We reject Cunningham's argument that he should be granted a new trial to permit him to interpose an outrageous-government-conduct defense. He does not identify any newly discovered evidence indicating that a new trial offering this defense would probably result in his acquittal. See Sarno, 73 F.3d 1470, 1507 (9th Cir.1995) (requiring likelihood of acquittal). None of Cunningham's newly discovered evidence suggests that he was the target of government misconduct, and a defendant who is not the target of government misconduct may not raise an outrageous-government-conduct defense. See United States v. Bogart, 783 F.2d 1428, 1433 (9th Cir.), vacated on other grounds sub nom. United States v. Wingender, 790 F.2d 802 (9th Cir.1986).

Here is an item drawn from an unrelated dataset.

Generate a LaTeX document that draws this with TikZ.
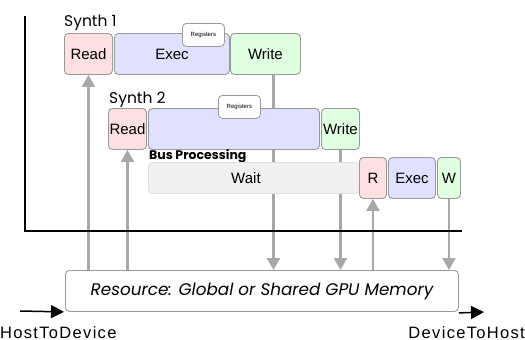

Cunningham failed to argue in the district court that he should be granted a new trial to permit him to move for further discovery of Brady material. He may not raise this argument for the first time on appeal. See United States v. Smith, 905 F.2d 1296, 1302 (9th Cir.1990).3
We remand to permit the district court to correct the erroneous statement in the judgment and probation/commitment order that the jury convicted Cunningham on counts nineteen and twenty-two, and in other respects AFFIRM.

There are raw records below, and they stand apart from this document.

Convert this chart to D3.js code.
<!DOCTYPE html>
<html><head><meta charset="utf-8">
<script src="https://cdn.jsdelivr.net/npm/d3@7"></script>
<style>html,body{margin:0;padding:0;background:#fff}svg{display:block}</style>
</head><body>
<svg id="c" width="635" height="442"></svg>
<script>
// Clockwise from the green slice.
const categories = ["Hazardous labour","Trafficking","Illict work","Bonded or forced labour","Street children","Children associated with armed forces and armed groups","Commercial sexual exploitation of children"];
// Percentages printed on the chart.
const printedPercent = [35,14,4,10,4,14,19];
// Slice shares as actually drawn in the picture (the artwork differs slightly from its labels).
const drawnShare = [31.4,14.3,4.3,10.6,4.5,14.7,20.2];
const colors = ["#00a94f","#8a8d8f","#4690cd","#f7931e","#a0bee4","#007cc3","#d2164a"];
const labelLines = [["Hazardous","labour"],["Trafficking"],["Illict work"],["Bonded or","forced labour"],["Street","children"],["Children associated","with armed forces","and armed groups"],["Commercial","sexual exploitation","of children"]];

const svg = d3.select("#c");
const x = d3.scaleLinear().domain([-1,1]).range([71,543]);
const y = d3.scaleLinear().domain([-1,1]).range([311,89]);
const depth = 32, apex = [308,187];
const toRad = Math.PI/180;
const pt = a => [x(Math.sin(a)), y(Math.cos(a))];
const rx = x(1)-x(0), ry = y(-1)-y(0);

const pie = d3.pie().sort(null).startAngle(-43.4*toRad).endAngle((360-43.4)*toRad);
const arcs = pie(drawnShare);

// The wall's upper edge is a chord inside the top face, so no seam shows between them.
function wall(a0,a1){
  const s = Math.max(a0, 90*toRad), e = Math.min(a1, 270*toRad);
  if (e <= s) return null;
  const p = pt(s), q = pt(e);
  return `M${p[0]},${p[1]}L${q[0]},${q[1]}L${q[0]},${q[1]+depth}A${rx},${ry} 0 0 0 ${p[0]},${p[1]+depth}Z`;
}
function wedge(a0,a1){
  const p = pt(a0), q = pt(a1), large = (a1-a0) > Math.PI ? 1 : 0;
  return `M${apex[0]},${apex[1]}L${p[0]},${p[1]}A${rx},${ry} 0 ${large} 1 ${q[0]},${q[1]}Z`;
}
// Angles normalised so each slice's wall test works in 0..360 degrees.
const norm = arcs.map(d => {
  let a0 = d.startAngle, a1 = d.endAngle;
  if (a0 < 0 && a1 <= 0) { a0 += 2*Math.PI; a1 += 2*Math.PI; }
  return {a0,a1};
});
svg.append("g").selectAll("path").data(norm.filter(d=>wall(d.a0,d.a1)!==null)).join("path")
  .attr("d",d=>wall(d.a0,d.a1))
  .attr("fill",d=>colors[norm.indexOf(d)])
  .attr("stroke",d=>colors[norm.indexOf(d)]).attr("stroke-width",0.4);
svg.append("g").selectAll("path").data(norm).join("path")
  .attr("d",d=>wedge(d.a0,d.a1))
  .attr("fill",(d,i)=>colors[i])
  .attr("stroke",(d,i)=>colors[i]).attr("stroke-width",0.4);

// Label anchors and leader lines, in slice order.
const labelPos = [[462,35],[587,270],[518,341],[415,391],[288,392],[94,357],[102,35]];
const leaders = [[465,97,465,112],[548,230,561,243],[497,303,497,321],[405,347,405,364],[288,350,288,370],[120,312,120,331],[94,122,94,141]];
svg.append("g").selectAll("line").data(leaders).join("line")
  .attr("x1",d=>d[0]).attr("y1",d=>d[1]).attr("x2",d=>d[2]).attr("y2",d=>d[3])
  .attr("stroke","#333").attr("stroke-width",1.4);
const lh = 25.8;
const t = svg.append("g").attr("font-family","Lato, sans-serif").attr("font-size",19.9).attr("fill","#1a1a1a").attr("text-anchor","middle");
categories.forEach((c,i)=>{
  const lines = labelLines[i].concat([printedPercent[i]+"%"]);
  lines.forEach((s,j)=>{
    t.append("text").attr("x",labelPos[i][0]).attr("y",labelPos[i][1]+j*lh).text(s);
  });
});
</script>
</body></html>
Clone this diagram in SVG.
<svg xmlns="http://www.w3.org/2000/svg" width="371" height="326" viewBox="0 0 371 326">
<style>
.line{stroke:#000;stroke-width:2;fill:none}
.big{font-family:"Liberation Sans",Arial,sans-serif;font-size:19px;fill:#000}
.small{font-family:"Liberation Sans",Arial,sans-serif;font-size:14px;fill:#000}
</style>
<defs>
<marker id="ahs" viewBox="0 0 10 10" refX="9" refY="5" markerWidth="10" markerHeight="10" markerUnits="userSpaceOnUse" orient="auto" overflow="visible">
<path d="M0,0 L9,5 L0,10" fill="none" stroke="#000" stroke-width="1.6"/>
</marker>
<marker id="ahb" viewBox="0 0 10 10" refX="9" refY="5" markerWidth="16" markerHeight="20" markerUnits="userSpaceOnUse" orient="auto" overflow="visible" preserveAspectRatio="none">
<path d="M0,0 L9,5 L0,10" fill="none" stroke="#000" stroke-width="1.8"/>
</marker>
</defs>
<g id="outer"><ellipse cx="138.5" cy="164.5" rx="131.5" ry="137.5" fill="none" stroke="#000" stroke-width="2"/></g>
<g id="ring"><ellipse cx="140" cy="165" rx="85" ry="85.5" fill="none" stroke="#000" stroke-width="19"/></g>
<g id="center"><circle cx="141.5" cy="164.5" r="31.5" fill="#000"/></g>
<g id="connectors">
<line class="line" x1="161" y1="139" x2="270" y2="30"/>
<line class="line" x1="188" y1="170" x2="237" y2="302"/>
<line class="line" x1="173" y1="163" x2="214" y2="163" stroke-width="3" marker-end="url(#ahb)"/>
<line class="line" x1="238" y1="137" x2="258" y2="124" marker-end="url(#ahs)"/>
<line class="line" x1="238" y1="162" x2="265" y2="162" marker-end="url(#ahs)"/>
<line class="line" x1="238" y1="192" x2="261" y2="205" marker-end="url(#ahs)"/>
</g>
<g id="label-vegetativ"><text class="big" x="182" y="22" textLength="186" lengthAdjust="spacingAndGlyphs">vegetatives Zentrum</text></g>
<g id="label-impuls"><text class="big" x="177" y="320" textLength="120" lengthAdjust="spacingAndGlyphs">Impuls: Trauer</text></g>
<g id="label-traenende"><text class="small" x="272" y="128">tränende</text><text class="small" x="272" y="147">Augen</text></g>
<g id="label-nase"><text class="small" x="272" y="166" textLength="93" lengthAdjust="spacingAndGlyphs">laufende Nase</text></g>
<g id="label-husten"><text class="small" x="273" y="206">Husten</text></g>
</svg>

The panel finds this case appropriate for submission without oral argument pursuant to 9th Cir.R. 34-4 and Fed.R.App.P. 34(a)

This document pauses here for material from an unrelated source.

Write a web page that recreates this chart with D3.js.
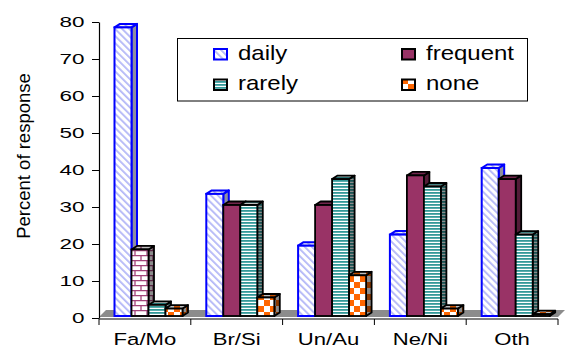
<!DOCTYPE html>
<html>
<head>
<meta charset="utf-8">
<script src="https://cdn.jsdelivr.net/npm/d3@7/dist/d3.min.js"></script>
<style>
body { margin: 0; background: #ffffff; }
text { font-family: "Liberation Sans", Arial, sans-serif; fill: #000; }
</style>
</head>
<body>
<div id="chart"></div>
<script>
//Data
var categories = ["Fa/Mo", "Br/Si", "Un/Au", "Ne/Ni", "Oth"];
var seriesNames = ["daily", "frequent", "rarely", "none"];
var daily = [78, 33, 19, 22, 40];
var frequent = [18, 30, 30, 38, 37];
var rarely = [3, 30, 37, 35, 22];
var none = [2, 5, 11, 2, 0.5];
var yTicks = [0, 10, 20, 30, 40, 50, 60, 70, 80];

//Global variables
var width = 568;
var height = 349;
var depthX = 5.5;
var depthY = 3.5;

var seriesValues = [daily, frequent, rarely, none];
var seriesFill = ["url(#hatch)", "#993366", "url(#stripes)", "url(#checker)"];
var seriesStroke = ["#0000ff", "#000000", "#000000", "#000000"];

var svg = d3.select("#chart")
.append("svg")
.attr("width", width)
.attr("height", height);

//Fill patterns
var defs = svg.append("defs");

var hatch = defs.append("pattern")
.attr("id", "hatch")
.attr("patternUnits", "userSpaceOnUse")
.attr("width", 5).attr("height", 5)
.attr("patternTransform", "rotate(-45)");
hatch.append("rect").attr("width", 5).attr("height", 5).attr("fill", "#ffffff");
hatch.append("rect").attr("width", 1.8).attr("height", 5).attr("fill", "#b3b7f7");

var stripes = defs.append("pattern")
.attr("id", "stripes")
.attr("patternUnits", "userSpaceOnUse")
.attr("width", 6).attr("height", 3);
stripes.append("rect").attr("width", 6).attr("height", 3).attr("fill", "#ffffff");
stripes.append("rect").attr("width", 6).attr("height", 1.8).attr("fill", "#339999");

var checker = defs.append("pattern")
.attr("id", "checker")
.attr("patternUnits", "userSpaceOnUse")
.attr("width", 12).attr("height", 12);
checker.append("rect").attr("width", 12).attr("height", 12).attr("fill", "#ffffff");
checker.append("rect").attr("width", 6).attr("height", 6).attr("fill", "#ff6600");
checker.append("rect").attr("x", 6).attr("y", 6).attr("width", 6).attr("height", 6).attr("fill", "#ff6600");

var brick = defs.append("pattern")
.attr("id", "brick")
.attr("patternUnits", "userSpaceOnUse")
.attr("width", 12).attr("height", 10);
brick.append("rect").attr("width", 12).attr("height", 10).attr("fill", "#ffffff");
brick.append("path")
.attr("d", "M0,0.6H12M0,5.6H12M3,0.6V5.6M9,5.6V10")
.attr("stroke", "#a3447a").attr("stroke-width", 1.3).attr("fill", "none");

//Scales
var xScale = d3.scaleBand()
.domain(categories)
.range([99, 558])
.padding(0);

var innerScale = d3.scaleBand()
.domain(seriesNames)
.range([15.5, 83.5])
.padding(0);

var yScale = d3.scaleLinear()
.domain([0, 80])
.range([318, 22]);

//Gray floor
var floorY = yScale(0) - 1;
svg.append("path")
.attr("d", "M" + xScale.range()[0] + "," + floorY +
	"L" + xScale.range()[1] + "," + floorY +
	"L" + (xScale.range()[1] + 7) + "," + (floorY - 7) +
	"L" + (xScale.range()[0] + 7) + "," + (floorY - 7) + "Z")
.attr("fill", "#8c8c8c");

//Draw bars, left to right so each front hides the previous side
var bars = svg.append("g");
categories.forEach(function(cat, ci) {
	seriesNames.forEach(function(name, si) {
		var v = seriesValues[si][ci];
		var x = xScale(cat) + innerScale(name);
		var w = innerScale.bandwidth();
		var yb = yScale(0) - 2;
		var yt = yScale(v) - 2;
		var fill = seriesFill[si];
		if (ci == 0 && name == "frequent") fill = "url(#brick)"; //special bar in the picture
		var stroke = seriesStroke[si];
		var sw = si == 0 ? 2 : 1.8;
		var g = bars.append("g");

		var side = "M" + (x + w) + "," + yt + "L" + (x + w + depthX) + "," + (yt - depthY) +
			"L" + (x + w + depthX) + "," + (yb - depthY) + "L" + (x + w) + "," + yb + "Z";
		var top = "M" + x + "," + yt + "L" + (x + depthX) + "," + (yt - depthY) +
			"L" + (x + w + depthX) + "," + (yt - depthY) + "L" + (x + w) + "," + yt + "Z";

		g.append("path").attr("d", side).attr("fill", si == 0 ? "#8f8f9f" : fill);
		g.append("path").attr("d", side).attr("fill", "#000").attr("fill-opacity", si == 0 ? 0 : 0.45);
		g.append("path").attr("d", side).attr("fill", "none").attr("stroke", stroke).attr("stroke-width", sw).attr("stroke-linejoin", "round");

		g.append("path").attr("d", top).attr("fill", fill);
		g.append("path").attr("d", top).attr("fill", "#000").attr("fill-opacity", si == 0 ? 0.05 : 0.25);
		g.append("path").attr("d", top).attr("fill", "none").attr("stroke", stroke).attr("stroke-width", sw).attr("stroke-linejoin", "round");

		g.append("rect")
		.attr("x", x).attr("y", yt)
		.attr("width", w).attr("height", yb - yt)
		.attr("fill", fill)
		.attr("stroke", stroke)
		.attr("stroke-width", sw);
	});
});

//Y axis
var yAxis = d3.axisLeft(yScale)
.tickValues(yTicks)
.tickSize(7)
.tickSizeOuter(0);

var yG = svg.append("g")
.attr("transform", "translate(99,0)")
.call(yAxis);
yG.select(".domain").attr("stroke", "#000").attr("stroke-width", 1.2);
yG.selectAll(".tick line").attr("stroke", "#000");
yG.selectAll(".tick text")
.attr("x", -10)
.attr("transform", "scale(1.45,1)")
.attr("font-size", 15.5)
.attr("font-family", "Liberation Sans, Arial, sans-serif");

//Y axis title
svg.append("text")
.attr("transform", "translate(29.5,156) rotate(-90)")
.attr("text-anchor", "middle")
.attr("font-size", 18.5)
.text("Percent of response");

//X axis line with ticks between categories
var axisY = 319;
svg.append("line")
.attr("x1", xScale.range()[0]).attr("x2", xScale.range()[1])
.attr("y1", axisY).attr("y2", axisY)
.attr("stroke", "#000").attr("stroke-width", 1.2);

var bounds = categories.map(function(c) { return xScale(c); }).concat([xScale.range()[1]]);
svg.selectAll(".xtick")
.data(bounds)
.enter()
.append("line")
.attr("x1", function(d) { return d; })
.attr("x2", function(d) { return d; })
.attr("y1", axisY).attr("y2", axisY + 6)
.attr("stroke", "#000");

svg.selectAll(".catLabel")
.data(categories)
.enter()
.append("text")
.attr("transform", function(d) {
	return "translate(" + (xScale(d) + xScale.bandwidth() / 2) + ",345) scale(1.3,1)";
})
.attr("text-anchor", "middle")
.attr("font-size", 17)
.text(function(d) { return d; });

//Legend
var legend = svg.append("g");
legend.append("rect")
.attr("x", 177.5).attr("y", 38.5)
.attr("width", 350).attr("height", 62.5)
.attr("fill", "#fff")
.attr("stroke", "#000");

var legendPos = [[213, 59.5], [401, 59.5], [213, 90], [401, 90]];
seriesNames.forEach(function(name, si) {
	var p = legendPos[si];
	legend.append("rect")
	.attr("x", p[0] + 1).attr("y", p[1] - 10.5)
	.attr("width", 13).attr("height", 10.5)
	.attr("fill", seriesFill[si])
	.attr("stroke", seriesStroke[si])
	.attr("stroke-width", 2);
	legend.append("text")
	.attr("transform", "translate(" + (p[0] + 25) + "," + p[1] + ") scale(1.2,1)")
	.attr("font-size", 20)
	.text(name);
});
</script>
</body>
</html>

This disposition is not appropriate for publication and may not be cited to or by the courts of this circuit except as provided by 9th Cir.R. 36-3
Cunningham suggests that Michael O'Hara, David Hendrix, and Anthony Baudino were accused of misconduct in unrelated cases. However, O'Hara, Hendrix, and Baudino are currently officers in good standing, and were officers in good standing when they investigated Cunningham. Cunningham has submitted no evidence to the contrary
Wolfbrandt's testimony about Jerry Cunningham's post-arrest interview was not evidence of an essential element of the government's case for the same reason
Cunningham's request for new counsel is procedurally barred. The Appellate Commissioner denied his motion to relieve appointed counsel, and a panel of this court denied his motion for reconsideration of the Appellate Commissioner's decision
We decline to rule on Cunningham's claim that his appellate attorney's performance violated his Sixth Amendment right to effective assistance of counsel. We do not have a sufficient record on which to make this determination. See United States v. Birges, 723 F.2d 666, 670 (9th Cir.1984).